The Constitution actually doesn't say that.

Go listen to the story at the link above. Then tell me these people are just venting in a non-specific way. Sorry -- they aren't. You can hear it in their voices.

These opinions are as sincere and thought-out as those of the other two Alabama voters heard in the piece. One is voting for Santorum because, as she says, "He wants to bring God into everything, and to me and my Christianity, that's what I needed to hear. You know, that's what we need"; the other says, "Everybody in America needs to pray, and just do what God has you to do as far as voting in the election."

And really, that's a big reason why these people think Obama's a Muslim: they hate Obama, and they're theocrats.

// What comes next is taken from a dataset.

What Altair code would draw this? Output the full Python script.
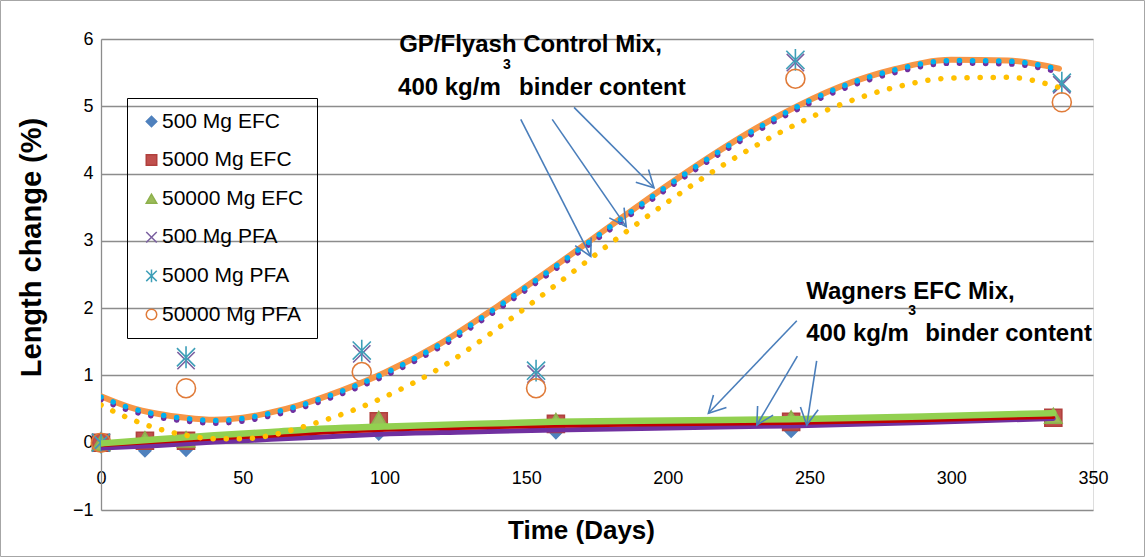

Since they believe we now have an evil government, and a good government would be controlled by the Christian God, Obama must not be a Christian by definition. The exact nature of his belief system is something they've picked up from the rumor mill, as is his alleged nationality, but there's no way they could possibly believe he's a real Christian or American no matter what.

And that point of view is not something that was generated by any robo-poll.


(Graham link via Memeorandum.)


Tom Hilton said...

Since they believe we now have an evil government, and a good government would be controlled by the Christian God, Obama must not be a Christian by definition.

This. Exactly.

BH said...

Well said, Steve. One of the few advantages I have from living in rural north Texas is that I see, hear and deal with members of this demographic every day. (Hell, I'm kin to some, for that matter.) You'll hear the "Muslim" and/or "furriner" BS pretty regularly, and it's nothing to do with a polling method. Todd and Graham are clueless.

JoyousMN said...

I might turn your conclusion around. Since they don't believe Obama is a Christian, and Democratics, in general are godless heathens, then this government must be evil.

I think it works that way too.

Danp said...

I do think these polls make it easier to believe that the debate over Obama's religion is 1) credible and 2) important. I don't doubt that a significant number of people believe Obama's a foreign-born Muslim, but with no credible facts to support this opinion, the real question is what is driving it? And what sustains it? It's not exactly like new facts emerge every day.